Regardless of how long you’ve been hunting for a home, all buyers have one thing in common — at some point you’re going to make an offer on a property.
Once ready, your Realtor will review comparables in the neighbourhood. This includes both recently sold properties as well as current listings. A comparative market analysis, commonly called a CMA, accurately assesses the home’s worth and will assist in determining a price that you should offer and are comfortable paying. (It does not have to be the same as the seller’s asking price.)
You will also discuss the deposit, terms and conditions, inclusions and exclusions, irrevocable period and closing or possession date.

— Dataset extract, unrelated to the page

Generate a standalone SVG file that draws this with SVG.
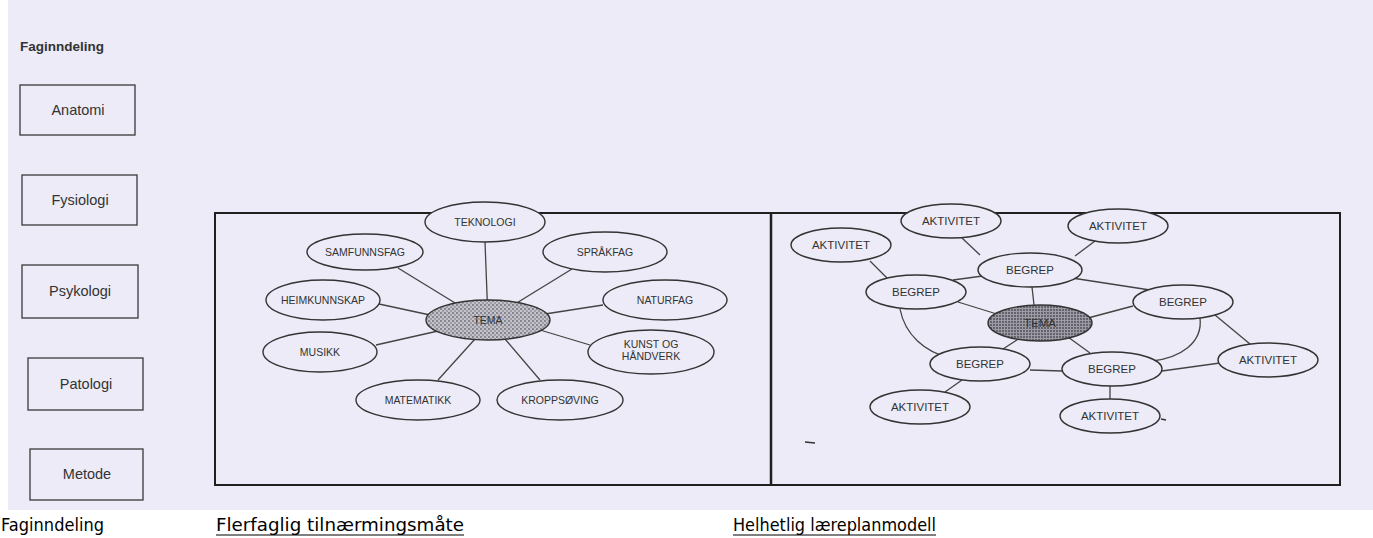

The deposit shows your good faith and will be applied against the purchase of the property when the sale closes. The higher the deposit, the stronger the offer as the seller will perceive there is less risk that you may not close.
Terms include the total price offered and the financing details. You may arrange your own financing or ask to assume the seller’s mortgage, especially if it has an attractive interest rate.
You can decide to make a firm offer, which means you are willing to purchase the property in its present state, or you could make the offer conditional on certain things that need to be met for the deal to go through. Standard conditions include a home inspection and approval of financing; however, you can add any conditions you like. For instance, if putting in an offer to purchase a condo, you will want to include a condition related to the status certificate as it contains important information about the operational, legal and financial health of the condo corporation, as well as the status of the individual unit. Your Realtor will advise you on all clause options you may need to consider.
Inclusions and Exclusions
Your offer can be conditional on the inclusion or exclusion of certain fixtures or decorative items in the purchase price of the property, such as appliances, window coverings and light fixtures.
This is the time during which your offer is valid. If the seller doesn’t accept your offer or make a counter offer by a specified date and time, your offer expires. Irrevocable periods vary and can range from a couple hours to 72 hours, depending on the seller’s wishes, market conditions or your Realtor’s strategy.
Closing or Possession Date
Closing day is when the property title is legally transferred and the transaction of funds is finalized, unless otherwise stated. The seller will often have a preferred closing date that may be negotiable. It is typically 30 to 90 days after offer acceptance for existing homes and longer for newly constructed homes, but it can be anything that both you and the seller agree upon.
Review and Acceptance
Your Realtor will then prepare the Agreement of Purchase of Sale — your official offer to the seller — and walk you through each page of the paperwork, explaining any legal language of this binding agreement and deciphering the fine print, so you understand every aspect and are confident moving forward.
Once submitted on your behalf, the seller can accept the offer, reject it or sign back a counter offer. The latter can result in the offer going back and forth until both parties have agreed or one of you ends the negotiations. You may need to compromise on small things during this time but a quality Realtor will work to achieve what you want.